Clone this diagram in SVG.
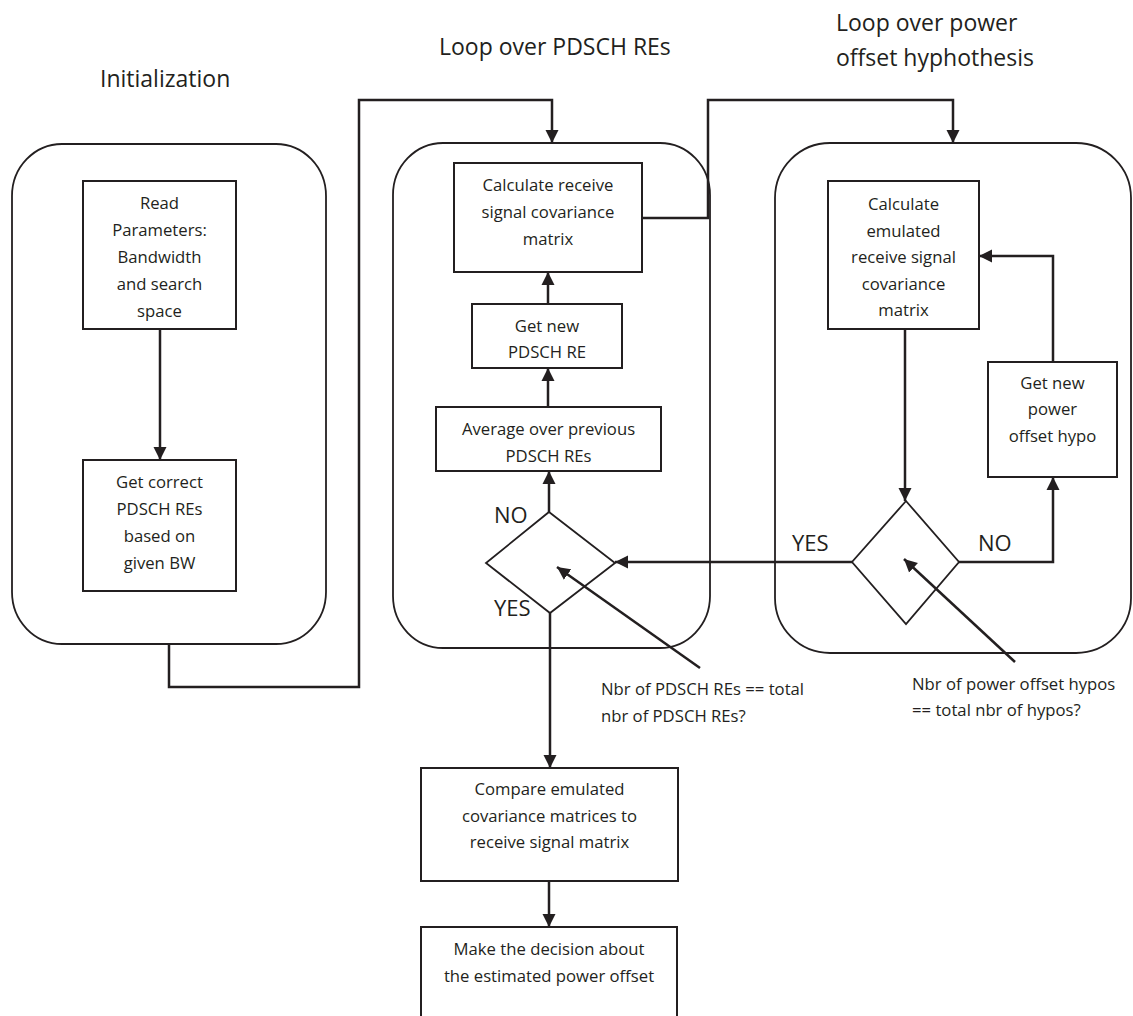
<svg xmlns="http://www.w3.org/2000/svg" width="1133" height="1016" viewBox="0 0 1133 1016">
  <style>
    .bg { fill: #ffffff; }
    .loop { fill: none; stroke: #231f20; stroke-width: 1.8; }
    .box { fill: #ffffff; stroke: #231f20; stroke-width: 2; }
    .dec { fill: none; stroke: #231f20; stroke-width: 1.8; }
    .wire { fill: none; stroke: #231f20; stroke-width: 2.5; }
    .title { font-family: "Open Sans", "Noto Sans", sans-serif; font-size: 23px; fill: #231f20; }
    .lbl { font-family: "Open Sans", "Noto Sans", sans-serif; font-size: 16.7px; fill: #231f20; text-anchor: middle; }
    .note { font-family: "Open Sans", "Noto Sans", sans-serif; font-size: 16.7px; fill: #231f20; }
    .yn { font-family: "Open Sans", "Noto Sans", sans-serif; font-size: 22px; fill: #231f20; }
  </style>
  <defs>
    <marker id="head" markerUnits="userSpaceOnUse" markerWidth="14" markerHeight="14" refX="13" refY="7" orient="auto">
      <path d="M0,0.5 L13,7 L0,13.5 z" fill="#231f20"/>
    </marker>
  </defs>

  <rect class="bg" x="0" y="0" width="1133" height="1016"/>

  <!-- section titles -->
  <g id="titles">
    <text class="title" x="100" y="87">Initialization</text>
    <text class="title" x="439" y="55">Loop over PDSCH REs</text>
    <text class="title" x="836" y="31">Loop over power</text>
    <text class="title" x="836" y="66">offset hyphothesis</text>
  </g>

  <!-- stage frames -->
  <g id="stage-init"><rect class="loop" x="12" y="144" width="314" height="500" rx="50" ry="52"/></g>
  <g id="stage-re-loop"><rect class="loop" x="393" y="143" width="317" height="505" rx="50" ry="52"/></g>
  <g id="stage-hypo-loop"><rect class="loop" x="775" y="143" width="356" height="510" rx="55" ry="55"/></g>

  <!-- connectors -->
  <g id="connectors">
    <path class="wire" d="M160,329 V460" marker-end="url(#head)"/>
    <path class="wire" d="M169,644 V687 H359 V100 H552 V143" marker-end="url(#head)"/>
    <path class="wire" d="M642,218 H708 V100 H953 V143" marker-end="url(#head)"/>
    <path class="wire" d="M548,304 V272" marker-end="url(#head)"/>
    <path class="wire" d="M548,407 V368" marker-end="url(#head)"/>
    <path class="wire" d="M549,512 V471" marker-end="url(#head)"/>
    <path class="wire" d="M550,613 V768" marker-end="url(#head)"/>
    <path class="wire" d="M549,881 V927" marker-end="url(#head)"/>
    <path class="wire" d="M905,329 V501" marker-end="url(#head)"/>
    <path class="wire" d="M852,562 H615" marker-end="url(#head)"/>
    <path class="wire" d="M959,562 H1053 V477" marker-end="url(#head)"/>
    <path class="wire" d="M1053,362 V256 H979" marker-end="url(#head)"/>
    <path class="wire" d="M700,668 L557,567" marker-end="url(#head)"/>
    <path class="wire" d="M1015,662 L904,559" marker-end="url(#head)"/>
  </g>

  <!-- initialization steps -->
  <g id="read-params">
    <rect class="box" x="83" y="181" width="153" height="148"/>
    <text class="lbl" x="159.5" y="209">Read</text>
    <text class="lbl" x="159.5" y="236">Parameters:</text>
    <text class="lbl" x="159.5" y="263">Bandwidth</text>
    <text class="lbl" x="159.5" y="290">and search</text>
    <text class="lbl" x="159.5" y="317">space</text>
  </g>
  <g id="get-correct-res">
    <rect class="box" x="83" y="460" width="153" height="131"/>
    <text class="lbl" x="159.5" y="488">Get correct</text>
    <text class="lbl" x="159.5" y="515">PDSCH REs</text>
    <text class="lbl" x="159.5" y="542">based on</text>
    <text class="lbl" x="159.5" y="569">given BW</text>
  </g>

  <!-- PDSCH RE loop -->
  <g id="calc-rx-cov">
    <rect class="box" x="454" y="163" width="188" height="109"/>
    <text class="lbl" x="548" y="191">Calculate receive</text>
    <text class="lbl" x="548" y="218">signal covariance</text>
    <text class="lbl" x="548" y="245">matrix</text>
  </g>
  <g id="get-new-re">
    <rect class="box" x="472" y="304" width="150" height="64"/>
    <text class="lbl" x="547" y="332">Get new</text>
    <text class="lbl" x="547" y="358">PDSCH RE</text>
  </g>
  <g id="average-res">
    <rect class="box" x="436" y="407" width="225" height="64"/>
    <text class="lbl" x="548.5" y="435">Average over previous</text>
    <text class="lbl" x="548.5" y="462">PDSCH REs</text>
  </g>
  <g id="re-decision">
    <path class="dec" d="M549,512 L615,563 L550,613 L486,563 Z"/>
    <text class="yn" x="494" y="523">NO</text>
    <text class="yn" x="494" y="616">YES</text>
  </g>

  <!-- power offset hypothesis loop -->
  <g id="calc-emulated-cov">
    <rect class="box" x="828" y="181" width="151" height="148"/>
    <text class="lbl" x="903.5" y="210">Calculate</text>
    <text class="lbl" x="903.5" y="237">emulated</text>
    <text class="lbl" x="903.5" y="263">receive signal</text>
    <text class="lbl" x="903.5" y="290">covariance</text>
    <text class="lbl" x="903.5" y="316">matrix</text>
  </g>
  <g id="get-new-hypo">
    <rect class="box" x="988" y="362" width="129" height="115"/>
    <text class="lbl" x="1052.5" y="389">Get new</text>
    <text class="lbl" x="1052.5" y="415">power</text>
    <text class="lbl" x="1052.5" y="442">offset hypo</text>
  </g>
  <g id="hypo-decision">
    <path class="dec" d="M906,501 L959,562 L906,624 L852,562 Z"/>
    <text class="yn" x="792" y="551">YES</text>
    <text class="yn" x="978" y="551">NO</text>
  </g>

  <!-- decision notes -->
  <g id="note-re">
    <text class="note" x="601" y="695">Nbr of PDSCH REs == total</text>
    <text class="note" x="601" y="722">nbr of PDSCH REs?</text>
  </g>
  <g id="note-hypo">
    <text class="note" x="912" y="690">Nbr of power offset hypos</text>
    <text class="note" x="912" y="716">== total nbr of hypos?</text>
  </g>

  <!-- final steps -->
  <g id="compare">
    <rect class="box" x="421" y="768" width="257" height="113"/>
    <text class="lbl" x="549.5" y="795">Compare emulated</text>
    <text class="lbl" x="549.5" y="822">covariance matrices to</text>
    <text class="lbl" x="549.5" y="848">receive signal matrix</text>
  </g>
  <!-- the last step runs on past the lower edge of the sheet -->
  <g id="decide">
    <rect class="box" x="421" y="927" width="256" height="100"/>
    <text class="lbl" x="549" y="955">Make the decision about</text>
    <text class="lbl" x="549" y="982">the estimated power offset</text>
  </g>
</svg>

○ ○ ○ ○ ○ ○ ○

REQUIRED WORK>
Exclude the images and reproduce the remaining data exactly.

FULL RESPONSE>
Clone this diagram in SVG.
<svg xmlns="http://www.w3.org/2000/svg" width="1133" height="1016" viewBox="0 0 1133 1016">
  <style>
    .bg { fill: #ffffff; }
    .loop { fill: none; stroke: #231f20; stroke-width: 1.8; }
    .box { fill: #ffffff; stroke: #231f20; stroke-width: 2; }
    .dec { fill: none; stroke: #231f20; stroke-width: 1.8; }
    .wire { fill: none; stroke: #231f20; stroke-width: 2.5; }
    .title { font-family: "Open Sans", "Noto Sans", sans-serif; font-size: 23px; fill: #231f20; }
    .lbl { font-family: "Open Sans", "Noto Sans", sans-serif; font-size: 16.7px; fill: #231f20; text-anchor: middle; }
    .note { font-family: "Open Sans", "Noto Sans", sans-serif; font-size: 16.7px; fill: #231f20; }
    .yn { font-family: "Open Sans", "Noto Sans", sans-serif; font-size: 22px; fill: #231f20; }
  </style>
  <defs>
    <marker id="head" markerUnits="userSpaceOnUse" markerWidth="14" markerHeight="14" refX="13" refY="7" orient="auto">
      <path d="M0,0.5 L13,7 L0,13.5 z" fill="#231f20"/>
    </marker>
  </defs>

  <rect class="bg" x="0" y="0" width="1133" height="1016"/>

  <!-- section titles -->
  <g id="titles">
    <text class="title" x="100" y="87">Initialization</text>
    <text class="title" x="439" y="55">Loop over PDSCH REs</text>
    <text class="title" x="836" y="31">Loop over power</text>
    <text class="title" x="836" y="66">offset hyphothesis</text>
  </g>

  <!-- stage frames -->
  <g id="stage-init"><rect class="loop" x="12" y="144" width="314" height="500" rx="50" ry="52"/></g>
  <g id="stage-re-loop"><rect class="loop" x="393" y="143" width="317" height="505" rx="50" ry="52"/></g>
  <g id="stage-hypo-loop"><rect class="loop" x="775" y="143" width="356" height="510" rx="55" ry="55"/></g>

  <!-- connectors -->
  <g id="connectors">
    <path class="wire" d="M160,329 V460" marker-end="url(#head)"/>
    <path class="wire" d="M169,644 V687 H359 V100 H552 V143" marker-end="url(#head)"/>
    <path class="wire" d="M642,218 H708 V100 H953 V143" marker-end="url(#head)"/>
    <path class="wire" d="M548,304 V272" marker-end="url(#head)"/>
    <path class="wire" d="M548,407 V368" marker-end="url(#head)"/>
    <path class="wire" d="M549,512 V471" marker-end="url(#head)"/>
    <path class="wire" d="M550,613 V768" marker-end="url(#head)"/>
    <path class="wire" d="M549,881 V927" marker-end="url(#head)"/>
    <path class="wire" d="M905,329 V501" marker-end="url(#head)"/>
    <path class="wire" d="M852,562 H615" marker-end="url(#head)"/>
    <path class="wire" d="M959,562 H1053 V477" marker-end="url(#head)"/>
    <path class="wire" d="M1053,362 V256 H979" marker-end="url(#head)"/>
    <path class="wire" d="M700,668 L557,567" marker-end="url(#head)"/>
    <path class="wire" d="M1015,662 L904,559" marker-end="url(#head)"/>
  </g>

  <!-- initialization steps -->
  <g id="read-params">
    <rect class="box" x="83" y="181" width="153" height="148"/>
    <text class="lbl" x="159.5" y="209">Read</text>
    <text class="lbl" x="159.5" y="236">Parameters:</text>
    <text class="lbl" x="159.5" y="263">Bandwidth</text>
    <text class="lbl" x="159.5" y="290">and search</text>
    <text class="lbl" x="159.5" y="317">space</text>
  </g>
  <g id="get-correct-res">
    <rect class="box" x="83" y="460" width="153" height="131"/>
    <text class="lbl" x="159.5" y="488">Get correct</text>
    <text class="lbl" x="159.5" y="515">PDSCH REs</text>
    <text class="lbl" x="159.5" y="542">based on</text>
    <text class="lbl" x="159.5" y="569">given BW</text>
  </g>

  <!-- PDSCH RE loop -->
  <g id="calc-rx-cov">
    <rect class="box" x="454" y="163" width="188" height="109"/>
    <text class="lbl" x="548" y="191">Calculate receive</text>
    <text class="lbl" x="548" y="218">signal covariance</text>
    <text class="lbl" x="548" y="245">matrix</text>
  </g>
  <g id="get-new-re">
    <rect class="box" x="472" y="304" width="150" height="64"/>
    <text class="lbl" x="547" y="332">Get new</text>
    <text class="lbl" x="547" y="358">PDSCH RE</text>
  </g>
  <g id="average-res">
    <rect class="box" x="436" y="407" width="225" height="64"/>
    <text class="lbl" x="548.5" y="435">Average over previous</text>
    <text class="lbl" x="548.5" y="462">PDSCH REs</text>
  </g>
  <g id="re-decision">
    <path class="dec" d="M549,512 L615,563 L550,613 L486,563 Z"/>
    <text class="yn" x="494" y="523">NO</text>
    <text class="yn" x="494" y="616">YES</text>
  </g>

  <!-- power offset hypothesis loop -->
  <g id="calc-emulated-cov">
    <rect class="box" x="828" y="181" width="151" height="148"/>
    <text class="lbl" x="903.5" y="210">Calculate</text>
    <text class="lbl" x="903.5" y="237">emulated</text>
    <text class="lbl" x="903.5" y="263">receive signal</text>
    <text class="lbl" x="903.5" y="290">covariance</text>
    <text class="lbl" x="903.5" y="316">matrix</text>
  </g>
  <g id="get-new-hypo">
    <rect class="box" x="988" y="362" width="129" height="115"/>
    <text class="lbl" x="1052.5" y="389">Get new</text>
    <text class="lbl" x="1052.5" y="415">power</text>
    <text class="lbl" x="1052.5" y="442">offset hypo</text>
  </g>
  <g id="hypo-decision">
    <path class="dec" d="M906,501 L959,562 L906,624 L852,562 Z"/>
    <text class="yn" x="792" y="551">YES</text>
    <text class="yn" x="978" y="551">NO</text>
  </g>

  <!-- decision notes -->
  <g id="note-re">
    <text class="note" x="601" y="695">Nbr of PDSCH REs == total</text>
    <text class="note" x="601" y="722">nbr of PDSCH REs?</text>
  </g>
  <g id="note-hypo">
    <text class="note" x="912" y="690">Nbr of power offset hypos</text>
    <text class="note" x="912" y="716">== total nbr of hypos?</text>
  </g>

  <!-- final steps -->
  <g id="compare">
    <rect class="box" x="421" y="768" width="257" height="113"/>
    <text class="lbl" x="549.5" y="795">Compare emulated</text>
    <text class="lbl" x="549.5" y="822">covariance matrices to</text>
    <text class="lbl" x="549.5" y="848">receive signal matrix</text>
  </g>
  <!-- the last step runs on past the lower edge of the sheet -->
  <g id="decide">
    <rect class="box" x="421" y="927" width="256" height="100"/>
    <text class="lbl" x="549" y="955">Make the decision about</text>
    <text class="lbl" x="549" y="982">the estimated power offset</text>
  </g>
</svg>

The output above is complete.